Naturally, Trump responded to the criticism — and his first instinct was to attack Ghazala, the grieving mother, and her culture. Out of all his controversies, this could turn out to be one of the biggest mistakes of his campaign.

Here's what Trump said in an interview with ABC News: "His wife, if you look at his wife, she was standing there. She had nothing to say. She probably, maybe she wasn't allowed to have anything to say." This assumption that Ghazala wasn't allowed to speak because of the Islamic culture's treatment of women has unsurprisingly prompted a firestorm of criticism against Trump from both parties.

This could turn out to be one of the biggest mistakes of his campaign.

Prominent Republicans like John McCain, Paul Ryan, and Mitch McConnell have condemned the GOP nominee for his remarks and tried to distance them from the Republican Party. McCain called upon Trump to set a better example and referred to his comments as defamation. "It is time for Donald Trump to set the example for our country and the future of the Republican Party," he said in a statement on Monday. "While our Party has bestowed upon him the nomination, it is not accompanied by unfettered license to defame those who are the best among us." President Obama also made a reference to the controversy, saying, "Gold Star families have made a sacrifice that most of us cannot even begin to imagine." (Gold Star families are those who have lost loves ones in military service.)

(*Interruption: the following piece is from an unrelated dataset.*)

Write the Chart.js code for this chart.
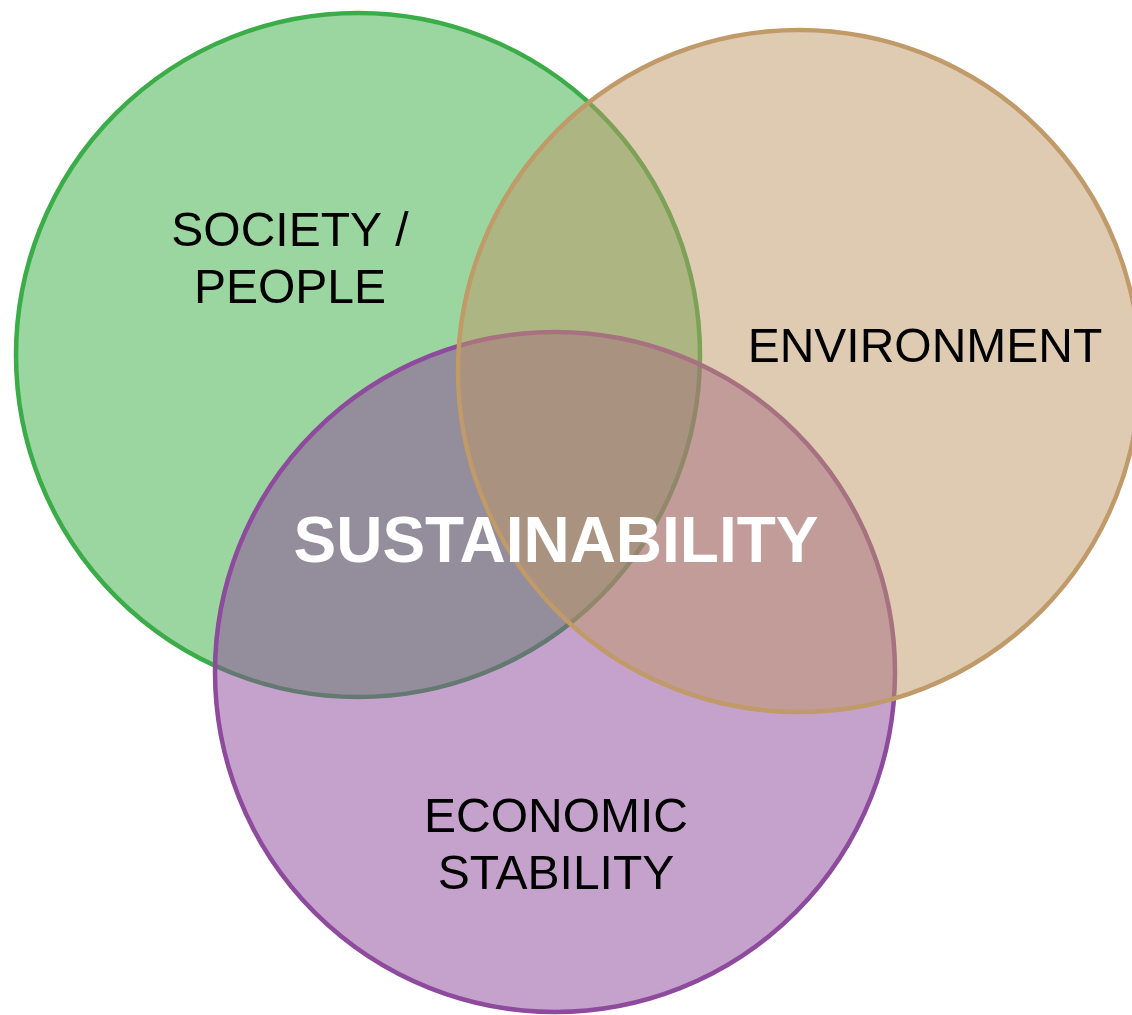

Trump's ignorant comeback isn't just troublesome because he's making a generalization about a group of people he knows nothing about or because he's targeting a grief-stricken mother. Turns out, Trump was completely wrong about why Ghazala didn't speak. On Sunday, she wrote an op-ed in the Washington Post, explaining that her husband asked her to speak but she declined because she'd get too emotional. "I cannot walk into a room with pictures of Humayun. For all these years, I haven't been able to clean the closet where his things are — I had to ask my daughter-in-law to do it," she wrote. "Walking onto the convention stage, with a huge picture of my son behind me, I could hardly control myself. What mother could? Donald Trump has children whom he loves. Does he really need to wonder why I did not speak?"

She also appeared on CNN saying her neither her religion nor her family ever stopped her from saying what she wanted to say.

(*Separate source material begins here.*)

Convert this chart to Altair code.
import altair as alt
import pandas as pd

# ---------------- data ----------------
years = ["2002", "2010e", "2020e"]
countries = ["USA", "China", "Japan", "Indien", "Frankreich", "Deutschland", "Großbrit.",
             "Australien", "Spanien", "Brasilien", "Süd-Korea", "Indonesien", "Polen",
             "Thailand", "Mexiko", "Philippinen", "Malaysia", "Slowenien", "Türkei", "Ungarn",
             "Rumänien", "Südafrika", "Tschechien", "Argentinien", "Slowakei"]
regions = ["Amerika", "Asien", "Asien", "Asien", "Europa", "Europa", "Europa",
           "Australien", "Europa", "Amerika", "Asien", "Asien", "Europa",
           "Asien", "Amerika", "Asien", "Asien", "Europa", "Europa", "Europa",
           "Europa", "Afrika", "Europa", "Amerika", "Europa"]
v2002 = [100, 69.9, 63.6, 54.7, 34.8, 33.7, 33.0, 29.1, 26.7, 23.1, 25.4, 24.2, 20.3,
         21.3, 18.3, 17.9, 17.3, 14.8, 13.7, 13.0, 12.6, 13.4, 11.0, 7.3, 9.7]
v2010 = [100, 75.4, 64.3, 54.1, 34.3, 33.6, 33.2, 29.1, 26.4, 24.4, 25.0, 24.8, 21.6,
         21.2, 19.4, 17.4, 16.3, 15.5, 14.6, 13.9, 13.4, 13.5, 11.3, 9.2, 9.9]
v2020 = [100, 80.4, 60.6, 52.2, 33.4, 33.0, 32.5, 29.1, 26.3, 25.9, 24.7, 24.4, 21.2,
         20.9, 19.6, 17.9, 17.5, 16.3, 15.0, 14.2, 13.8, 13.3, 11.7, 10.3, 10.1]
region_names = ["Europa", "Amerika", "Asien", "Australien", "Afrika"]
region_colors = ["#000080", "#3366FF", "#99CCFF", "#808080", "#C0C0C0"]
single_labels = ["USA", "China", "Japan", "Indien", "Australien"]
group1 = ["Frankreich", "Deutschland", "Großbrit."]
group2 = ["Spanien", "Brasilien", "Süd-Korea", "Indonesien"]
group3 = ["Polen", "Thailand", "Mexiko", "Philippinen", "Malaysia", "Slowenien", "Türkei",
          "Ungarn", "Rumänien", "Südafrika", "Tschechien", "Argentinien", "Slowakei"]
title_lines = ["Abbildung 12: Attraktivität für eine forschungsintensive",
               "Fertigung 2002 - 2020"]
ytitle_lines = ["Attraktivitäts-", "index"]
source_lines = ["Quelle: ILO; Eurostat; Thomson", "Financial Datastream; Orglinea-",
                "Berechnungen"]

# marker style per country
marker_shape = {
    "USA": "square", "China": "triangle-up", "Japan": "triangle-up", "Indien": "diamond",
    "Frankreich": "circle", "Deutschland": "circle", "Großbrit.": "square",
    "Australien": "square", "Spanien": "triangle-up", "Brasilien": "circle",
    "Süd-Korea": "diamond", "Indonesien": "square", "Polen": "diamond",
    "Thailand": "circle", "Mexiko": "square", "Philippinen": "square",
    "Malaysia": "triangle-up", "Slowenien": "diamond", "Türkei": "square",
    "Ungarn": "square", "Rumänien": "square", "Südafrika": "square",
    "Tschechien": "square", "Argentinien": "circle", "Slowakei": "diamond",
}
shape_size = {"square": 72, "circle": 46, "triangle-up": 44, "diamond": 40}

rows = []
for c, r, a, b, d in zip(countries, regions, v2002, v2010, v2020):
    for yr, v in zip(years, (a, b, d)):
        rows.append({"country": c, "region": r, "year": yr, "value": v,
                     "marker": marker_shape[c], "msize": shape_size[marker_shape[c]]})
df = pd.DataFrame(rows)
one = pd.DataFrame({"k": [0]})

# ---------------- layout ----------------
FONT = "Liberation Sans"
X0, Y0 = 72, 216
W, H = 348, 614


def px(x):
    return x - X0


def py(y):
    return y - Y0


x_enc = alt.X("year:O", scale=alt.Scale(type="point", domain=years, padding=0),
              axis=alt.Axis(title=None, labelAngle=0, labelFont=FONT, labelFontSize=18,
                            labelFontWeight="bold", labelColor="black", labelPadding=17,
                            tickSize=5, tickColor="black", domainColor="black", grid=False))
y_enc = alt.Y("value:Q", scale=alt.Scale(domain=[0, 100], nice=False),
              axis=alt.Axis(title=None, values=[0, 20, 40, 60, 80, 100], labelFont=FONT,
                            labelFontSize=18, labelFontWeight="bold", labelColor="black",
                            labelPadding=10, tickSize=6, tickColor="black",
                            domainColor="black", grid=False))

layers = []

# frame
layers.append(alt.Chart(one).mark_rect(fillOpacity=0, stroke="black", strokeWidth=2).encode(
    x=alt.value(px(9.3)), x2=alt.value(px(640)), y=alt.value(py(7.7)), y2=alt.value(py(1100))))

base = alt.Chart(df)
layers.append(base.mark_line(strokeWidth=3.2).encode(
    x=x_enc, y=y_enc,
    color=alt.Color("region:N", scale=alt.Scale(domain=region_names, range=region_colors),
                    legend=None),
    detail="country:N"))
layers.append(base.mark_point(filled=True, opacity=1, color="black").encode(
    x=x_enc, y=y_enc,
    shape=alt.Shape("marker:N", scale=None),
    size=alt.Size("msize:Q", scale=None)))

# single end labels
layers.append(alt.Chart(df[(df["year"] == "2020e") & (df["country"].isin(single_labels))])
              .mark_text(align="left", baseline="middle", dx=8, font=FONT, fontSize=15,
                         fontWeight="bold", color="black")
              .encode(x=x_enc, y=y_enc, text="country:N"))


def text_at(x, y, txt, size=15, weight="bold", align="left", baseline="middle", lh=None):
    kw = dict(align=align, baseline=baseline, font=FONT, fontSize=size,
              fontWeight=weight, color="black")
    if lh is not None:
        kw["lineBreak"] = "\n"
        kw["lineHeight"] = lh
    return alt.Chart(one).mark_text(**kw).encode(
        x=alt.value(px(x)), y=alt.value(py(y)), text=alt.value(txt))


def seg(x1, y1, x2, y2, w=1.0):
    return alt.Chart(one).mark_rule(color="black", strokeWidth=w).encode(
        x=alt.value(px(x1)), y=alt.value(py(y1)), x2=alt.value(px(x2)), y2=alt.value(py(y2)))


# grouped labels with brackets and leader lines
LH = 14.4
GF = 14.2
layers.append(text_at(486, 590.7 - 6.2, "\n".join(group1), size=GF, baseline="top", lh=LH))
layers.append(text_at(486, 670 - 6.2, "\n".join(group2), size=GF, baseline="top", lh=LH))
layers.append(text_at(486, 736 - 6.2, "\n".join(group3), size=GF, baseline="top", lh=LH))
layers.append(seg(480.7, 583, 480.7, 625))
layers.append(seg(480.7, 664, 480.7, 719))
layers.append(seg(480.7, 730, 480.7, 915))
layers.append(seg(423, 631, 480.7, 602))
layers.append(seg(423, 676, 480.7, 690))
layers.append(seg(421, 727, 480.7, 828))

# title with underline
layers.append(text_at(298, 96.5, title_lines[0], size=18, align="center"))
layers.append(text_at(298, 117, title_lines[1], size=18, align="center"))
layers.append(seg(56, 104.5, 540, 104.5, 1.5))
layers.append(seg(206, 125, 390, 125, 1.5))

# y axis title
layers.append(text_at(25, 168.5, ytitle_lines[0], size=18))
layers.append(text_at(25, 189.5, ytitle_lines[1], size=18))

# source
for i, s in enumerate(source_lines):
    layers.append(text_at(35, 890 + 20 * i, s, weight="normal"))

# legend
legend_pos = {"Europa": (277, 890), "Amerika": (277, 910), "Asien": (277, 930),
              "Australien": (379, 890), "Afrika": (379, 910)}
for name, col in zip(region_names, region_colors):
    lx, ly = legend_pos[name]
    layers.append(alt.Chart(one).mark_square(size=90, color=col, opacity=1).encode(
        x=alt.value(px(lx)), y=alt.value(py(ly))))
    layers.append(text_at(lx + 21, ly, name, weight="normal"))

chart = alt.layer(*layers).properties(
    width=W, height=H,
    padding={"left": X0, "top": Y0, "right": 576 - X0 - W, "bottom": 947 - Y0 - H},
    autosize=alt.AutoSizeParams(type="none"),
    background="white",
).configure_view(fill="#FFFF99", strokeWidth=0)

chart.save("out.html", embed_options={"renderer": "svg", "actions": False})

Even more revealing is that Ghazala had much more of an influence over the speech than Trump could have ever imagined, helping her husband edit the speech till it was worthy of the spotlight. Khizr said in an interview with Meet the Press: "Those were my thoughts and edited by my wonderful wife. I would read it to her while getting ready, while traveling on the train. And she would edit. And she would say, 'No, you're not going to say this. No, this is not for the occasion.'" The comments she edited out were about how Melania Trump plagiarized part of Michelle Obama's speech at the RNC.

You have to ask yourself: does this man even know what sympathy is?

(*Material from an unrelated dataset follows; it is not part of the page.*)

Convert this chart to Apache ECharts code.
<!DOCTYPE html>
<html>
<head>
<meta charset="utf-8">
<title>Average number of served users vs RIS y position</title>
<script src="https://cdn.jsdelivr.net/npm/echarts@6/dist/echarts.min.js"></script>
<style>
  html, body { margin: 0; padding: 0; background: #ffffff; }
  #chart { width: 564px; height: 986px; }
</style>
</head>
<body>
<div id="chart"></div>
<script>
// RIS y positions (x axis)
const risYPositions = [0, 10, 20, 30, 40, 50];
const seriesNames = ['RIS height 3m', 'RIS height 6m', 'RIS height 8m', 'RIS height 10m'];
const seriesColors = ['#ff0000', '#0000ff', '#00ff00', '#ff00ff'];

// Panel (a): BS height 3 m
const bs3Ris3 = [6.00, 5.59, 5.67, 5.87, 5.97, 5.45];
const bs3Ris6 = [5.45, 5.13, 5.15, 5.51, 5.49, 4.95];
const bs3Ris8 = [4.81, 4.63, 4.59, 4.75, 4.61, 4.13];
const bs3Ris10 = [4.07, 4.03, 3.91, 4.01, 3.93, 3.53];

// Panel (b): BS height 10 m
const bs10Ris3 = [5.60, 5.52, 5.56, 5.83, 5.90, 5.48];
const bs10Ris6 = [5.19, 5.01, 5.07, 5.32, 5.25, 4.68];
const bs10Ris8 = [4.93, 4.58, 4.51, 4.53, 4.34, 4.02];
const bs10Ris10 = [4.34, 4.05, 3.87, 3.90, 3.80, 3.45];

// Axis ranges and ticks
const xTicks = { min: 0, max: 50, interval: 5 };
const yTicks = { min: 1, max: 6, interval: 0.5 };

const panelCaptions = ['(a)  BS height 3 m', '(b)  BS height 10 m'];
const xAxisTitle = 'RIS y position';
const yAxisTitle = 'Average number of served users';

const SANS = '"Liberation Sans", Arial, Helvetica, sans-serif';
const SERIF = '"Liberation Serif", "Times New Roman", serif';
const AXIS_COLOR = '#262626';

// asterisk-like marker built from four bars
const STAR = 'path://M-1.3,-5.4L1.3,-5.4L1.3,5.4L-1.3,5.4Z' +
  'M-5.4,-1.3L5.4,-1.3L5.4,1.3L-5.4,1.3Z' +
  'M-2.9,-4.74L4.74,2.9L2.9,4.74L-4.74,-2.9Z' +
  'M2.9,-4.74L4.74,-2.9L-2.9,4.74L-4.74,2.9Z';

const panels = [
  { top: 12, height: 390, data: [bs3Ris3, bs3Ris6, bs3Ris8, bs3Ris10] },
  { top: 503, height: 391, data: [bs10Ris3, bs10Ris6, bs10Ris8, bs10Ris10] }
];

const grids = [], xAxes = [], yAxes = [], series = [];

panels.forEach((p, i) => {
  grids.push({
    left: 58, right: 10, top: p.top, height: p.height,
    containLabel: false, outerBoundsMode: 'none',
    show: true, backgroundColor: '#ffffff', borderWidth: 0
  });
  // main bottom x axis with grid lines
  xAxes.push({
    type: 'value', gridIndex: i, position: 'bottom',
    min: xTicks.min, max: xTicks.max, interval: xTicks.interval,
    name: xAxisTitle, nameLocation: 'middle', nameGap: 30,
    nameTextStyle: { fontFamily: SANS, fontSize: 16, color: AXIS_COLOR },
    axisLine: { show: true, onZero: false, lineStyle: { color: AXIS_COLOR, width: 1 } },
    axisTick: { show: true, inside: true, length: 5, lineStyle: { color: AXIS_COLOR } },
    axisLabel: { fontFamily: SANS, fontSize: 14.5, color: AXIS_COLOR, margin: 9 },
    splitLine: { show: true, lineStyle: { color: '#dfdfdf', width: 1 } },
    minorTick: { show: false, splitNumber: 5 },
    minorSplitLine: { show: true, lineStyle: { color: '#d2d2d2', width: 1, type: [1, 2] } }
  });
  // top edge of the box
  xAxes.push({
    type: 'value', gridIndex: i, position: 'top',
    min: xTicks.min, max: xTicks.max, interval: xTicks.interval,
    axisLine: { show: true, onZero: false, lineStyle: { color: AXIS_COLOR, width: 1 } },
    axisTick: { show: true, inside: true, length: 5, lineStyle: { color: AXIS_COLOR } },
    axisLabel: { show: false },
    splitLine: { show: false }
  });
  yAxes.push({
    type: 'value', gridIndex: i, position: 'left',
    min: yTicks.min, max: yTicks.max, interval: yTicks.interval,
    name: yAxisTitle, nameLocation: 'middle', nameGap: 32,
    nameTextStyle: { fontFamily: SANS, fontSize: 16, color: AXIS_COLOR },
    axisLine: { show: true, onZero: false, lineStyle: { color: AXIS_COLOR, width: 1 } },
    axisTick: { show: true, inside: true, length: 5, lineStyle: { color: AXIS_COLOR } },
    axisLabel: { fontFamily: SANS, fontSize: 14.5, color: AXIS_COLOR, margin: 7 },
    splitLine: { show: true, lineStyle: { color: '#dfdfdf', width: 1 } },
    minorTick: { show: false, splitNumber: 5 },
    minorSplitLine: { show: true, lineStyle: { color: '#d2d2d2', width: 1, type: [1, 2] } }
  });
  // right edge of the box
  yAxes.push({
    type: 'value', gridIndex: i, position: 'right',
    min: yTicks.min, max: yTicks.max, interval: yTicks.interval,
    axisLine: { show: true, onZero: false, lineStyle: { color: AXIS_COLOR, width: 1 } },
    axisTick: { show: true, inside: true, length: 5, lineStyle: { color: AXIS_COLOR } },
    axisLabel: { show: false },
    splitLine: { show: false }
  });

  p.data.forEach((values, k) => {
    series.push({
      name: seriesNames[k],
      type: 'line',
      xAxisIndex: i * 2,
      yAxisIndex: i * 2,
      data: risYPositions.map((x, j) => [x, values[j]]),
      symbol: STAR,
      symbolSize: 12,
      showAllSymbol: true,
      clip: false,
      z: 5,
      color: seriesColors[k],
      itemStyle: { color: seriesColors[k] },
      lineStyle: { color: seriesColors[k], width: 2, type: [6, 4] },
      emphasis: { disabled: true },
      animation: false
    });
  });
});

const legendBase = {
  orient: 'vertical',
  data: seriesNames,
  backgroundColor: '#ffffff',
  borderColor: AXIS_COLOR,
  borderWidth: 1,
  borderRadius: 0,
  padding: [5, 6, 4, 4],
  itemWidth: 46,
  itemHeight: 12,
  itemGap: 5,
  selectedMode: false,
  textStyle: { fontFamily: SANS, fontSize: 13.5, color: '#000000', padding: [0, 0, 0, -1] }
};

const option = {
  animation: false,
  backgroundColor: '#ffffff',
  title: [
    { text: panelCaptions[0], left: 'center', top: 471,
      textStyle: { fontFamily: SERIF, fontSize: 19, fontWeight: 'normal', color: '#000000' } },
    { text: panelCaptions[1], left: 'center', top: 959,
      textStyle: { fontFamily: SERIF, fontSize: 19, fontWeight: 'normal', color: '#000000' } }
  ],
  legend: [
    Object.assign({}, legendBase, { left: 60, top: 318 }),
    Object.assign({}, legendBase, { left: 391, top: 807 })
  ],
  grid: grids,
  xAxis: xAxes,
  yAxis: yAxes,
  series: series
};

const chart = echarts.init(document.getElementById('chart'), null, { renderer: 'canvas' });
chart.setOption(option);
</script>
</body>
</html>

In an interview with MSNBC, Khizr also called his wife his coach. "I was strengthened by her presence. Forty years of marriage has brought us in a position where we are strength for one another," he said. "So her being there was the strength I could hold my composure."

Ghazala is not the first woman to be insulted by Trump and she won't be the last. But targeting the mother of a fallen soldier is a new low and an alarming reflection of his true character. You have to ask yourself: does this man even know what sympathy is?

These comments probably won't change the minds of people already committed to voting for Trump. But they might be enough to motivate people who would otherwise stay home on Nov. 4 to get out and vote for Hillary Clinton. And this election year, every vote matters when it comes to keeping Trump out of the White House.